■ **What needs to be done**
Give the listing again exactly, omitting its images.

■ **Recorded data**

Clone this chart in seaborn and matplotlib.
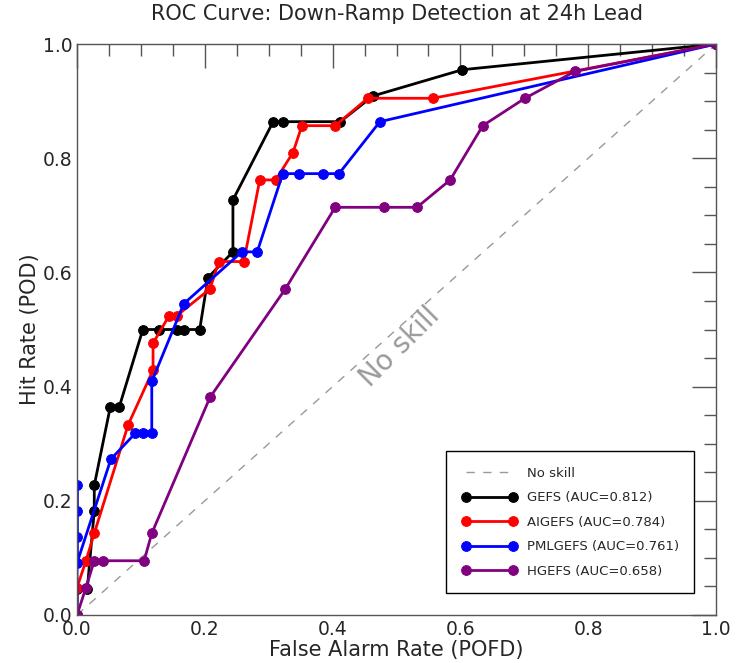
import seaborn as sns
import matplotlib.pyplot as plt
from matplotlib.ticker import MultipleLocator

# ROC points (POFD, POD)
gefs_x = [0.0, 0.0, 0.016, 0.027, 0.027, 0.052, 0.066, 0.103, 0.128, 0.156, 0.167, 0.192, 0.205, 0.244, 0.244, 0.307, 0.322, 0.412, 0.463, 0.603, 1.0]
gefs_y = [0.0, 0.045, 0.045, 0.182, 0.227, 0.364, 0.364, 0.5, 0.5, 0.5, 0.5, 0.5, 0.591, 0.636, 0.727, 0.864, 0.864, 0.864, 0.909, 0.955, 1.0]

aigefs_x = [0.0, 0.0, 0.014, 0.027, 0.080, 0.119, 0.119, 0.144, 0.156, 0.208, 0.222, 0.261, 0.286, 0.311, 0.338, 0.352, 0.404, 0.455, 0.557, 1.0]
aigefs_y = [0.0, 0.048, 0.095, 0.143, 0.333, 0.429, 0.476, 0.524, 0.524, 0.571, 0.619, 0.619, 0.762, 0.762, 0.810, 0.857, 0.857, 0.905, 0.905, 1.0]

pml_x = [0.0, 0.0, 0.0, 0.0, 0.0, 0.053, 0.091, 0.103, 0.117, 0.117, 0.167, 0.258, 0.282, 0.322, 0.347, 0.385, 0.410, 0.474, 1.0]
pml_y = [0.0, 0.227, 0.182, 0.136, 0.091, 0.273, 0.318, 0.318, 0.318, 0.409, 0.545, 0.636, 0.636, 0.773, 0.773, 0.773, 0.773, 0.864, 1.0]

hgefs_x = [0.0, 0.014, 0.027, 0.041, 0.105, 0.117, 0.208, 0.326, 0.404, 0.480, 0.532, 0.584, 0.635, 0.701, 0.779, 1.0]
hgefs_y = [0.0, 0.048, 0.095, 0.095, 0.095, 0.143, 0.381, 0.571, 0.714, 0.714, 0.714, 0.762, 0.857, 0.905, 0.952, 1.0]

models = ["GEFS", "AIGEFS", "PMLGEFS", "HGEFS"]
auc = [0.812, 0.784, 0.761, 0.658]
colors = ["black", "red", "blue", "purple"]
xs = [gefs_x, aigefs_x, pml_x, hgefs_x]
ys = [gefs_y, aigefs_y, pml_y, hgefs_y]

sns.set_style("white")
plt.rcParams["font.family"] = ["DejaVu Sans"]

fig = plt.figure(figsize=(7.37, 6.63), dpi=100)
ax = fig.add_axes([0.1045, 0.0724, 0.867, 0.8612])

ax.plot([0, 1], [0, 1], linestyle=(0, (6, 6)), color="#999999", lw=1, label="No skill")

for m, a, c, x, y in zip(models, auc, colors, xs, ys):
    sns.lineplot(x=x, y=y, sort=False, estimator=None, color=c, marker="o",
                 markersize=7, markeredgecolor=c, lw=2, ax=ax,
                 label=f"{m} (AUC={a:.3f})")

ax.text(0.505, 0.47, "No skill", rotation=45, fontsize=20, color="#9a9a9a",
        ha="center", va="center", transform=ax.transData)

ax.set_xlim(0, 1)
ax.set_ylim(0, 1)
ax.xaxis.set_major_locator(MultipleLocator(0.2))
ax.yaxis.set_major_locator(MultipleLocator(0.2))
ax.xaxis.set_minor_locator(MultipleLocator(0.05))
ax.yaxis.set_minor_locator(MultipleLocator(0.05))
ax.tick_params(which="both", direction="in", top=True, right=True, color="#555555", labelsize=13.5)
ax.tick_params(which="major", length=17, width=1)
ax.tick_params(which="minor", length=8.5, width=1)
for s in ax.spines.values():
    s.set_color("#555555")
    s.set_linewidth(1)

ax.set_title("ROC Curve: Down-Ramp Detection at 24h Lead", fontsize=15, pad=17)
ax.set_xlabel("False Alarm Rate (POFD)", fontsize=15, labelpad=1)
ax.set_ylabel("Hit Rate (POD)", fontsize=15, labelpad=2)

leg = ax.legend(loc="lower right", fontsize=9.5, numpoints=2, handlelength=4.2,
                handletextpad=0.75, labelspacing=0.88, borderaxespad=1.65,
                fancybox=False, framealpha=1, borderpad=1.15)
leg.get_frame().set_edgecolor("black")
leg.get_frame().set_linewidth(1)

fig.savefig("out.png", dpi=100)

■ **Result for this task**
Clone this chart in seaborn and matplotlib.
import seaborn as sns
import matplotlib.pyplot as plt
from matplotlib.ticker import MultipleLocator

# ROC points (POFD, POD)
gefs_x = [0.0, 0.0, 0.016, 0.027, 0.027, 0.052, 0.066, 0.103, 0.128, 0.156, 0.167, 0.192, 0.205, 0.244, 0.244, 0.307, 0.322, 0.412, 0.463, 0.603, 1.0]
gefs_y = [0.0, 0.045, 0.045, 0.182, 0.227, 0.364, 0.364, 0.5, 0.5, 0.5, 0.5, 0.5, 0.591, 0.636, 0.727, 0.864, 0.864, 0.864, 0.909, 0.955, 1.0]

aigefs_x = [0.0, 0.0, 0.014, 0.027, 0.080, 0.119, 0.119, 0.144, 0.156, 0.208, 0.222, 0.261, 0.286, 0.311, 0.338, 0.352, 0.404, 0.455, 0.557, 1.0]
aigefs_y = [0.0, 0.048, 0.095, 0.143, 0.333, 0.429, 0.476, 0.524, 0.524, 0.571, 0.619, 0.619, 0.762, 0.762, 0.810, 0.857, 0.857, 0.905, 0.905, 1.0]

pml_x = [0.0, 0.0, 0.0, 0.0, 0.0, 0.053, 0.091, 0.103, 0.117, 0.117, 0.167, 0.258, 0.282, 0.322, 0.347, 0.385, 0.410, 0.474, 1.0]
pml_y = [0.0, 0.227, 0.182, 0.136, 0.091, 0.273, 0.318, 0.318, 0.318, 0.409, 0.545, 0.636, 0.636, 0.773, 0.773, 0.773, 0.773, 0.864, 1.0]

hgefs_x = [0.0, 0.014, 0.027, 0.041, 0.105, 0.117, 0.208, 0.326, 0.404, 0.480, 0.532, 0.584, 0.635, 0.701, 0.779, 1.0]
hgefs_y = [0.0, 0.048, 0.095, 0.095, 0.095, 0.143, 0.381, 0.571, 0.714, 0.714, 0.714, 0.762, 0.857, 0.905, 0.952, 1.0]

models = ["GEFS", "AIGEFS", "PMLGEFS", "HGEFS"]
auc = [0.812, 0.784, 0.761, 0.658]
colors = ["black", "red", "blue", "purple"]
xs = [gefs_x, aigefs_x, pml_x, hgefs_x]
ys = [gefs_y, aigefs_y, pml_y, hgefs_y]

sns.set_style("white")
plt.rcParams["font.family"] = ["DejaVu Sans"]

fig = plt.figure(figsize=(7.37, 6.63), dpi=100)
ax = fig.add_axes([0.1045, 0.0724, 0.867, 0.8612])

ax.plot([0, 1], [0, 1], linestyle=(0, (6, 6)), color="#999999", lw=1, label="No skill")

for m, a, c, x, y in zip(models, auc, colors, xs, ys):
    sns.lineplot(x=x, y=y, sort=False, estimator=None, color=c, marker="o",
                 markersize=7, markeredgecolor=c, lw=2, ax=ax,
                 label=f"{m} (AUC={a:.3f})")

ax.text(0.505, 0.47, "No skill", rotation=45, fontsize=20, color="#9a9a9a",
        ha="center", va="center", transform=ax.transData)

ax.set_xlim(0, 1)
ax.set_ylim(0, 1)
ax.xaxis.set_major_locator(MultipleLocator(0.2))
ax.yaxis.set_major_locator(MultipleLocator(0.2))
ax.xaxis.set_minor_locator(MultipleLocator(0.05))
ax.yaxis.set_minor_locator(MultipleLocator(0.05))
ax.tick_params(which="both", direction="in", top=True, right=True, color="#555555", labelsize=13.5)
ax.tick_params(which="major", length=17, width=1)
ax.tick_params(which="minor", length=8.5, width=1)
for s in ax.spines.values():
    s.set_color("#555555")
    s.set_linewidth(1)

ax.set_title("ROC Curve: Down-Ramp Detection at 24h Lead", fontsize=15, pad=17)
ax.set_xlabel("False Alarm Rate (POFD)", fontsize=15, labelpad=1)
ax.set_ylabel("Hit Rate (POD)", fontsize=15, labelpad=2)

leg = ax.legend(loc="lower right", fontsize=9.5, numpoints=2, handlelength=4.2,
                handletextpad=0.75, labelspacing=0.88, borderaxespad=1.65,
                fancybox=False, framealpha=1, borderpad=1.15)
leg.get_frame().set_edgecolor("black")
leg.get_frame().set_linewidth(1)

fig.savefig("out.png", dpi=100)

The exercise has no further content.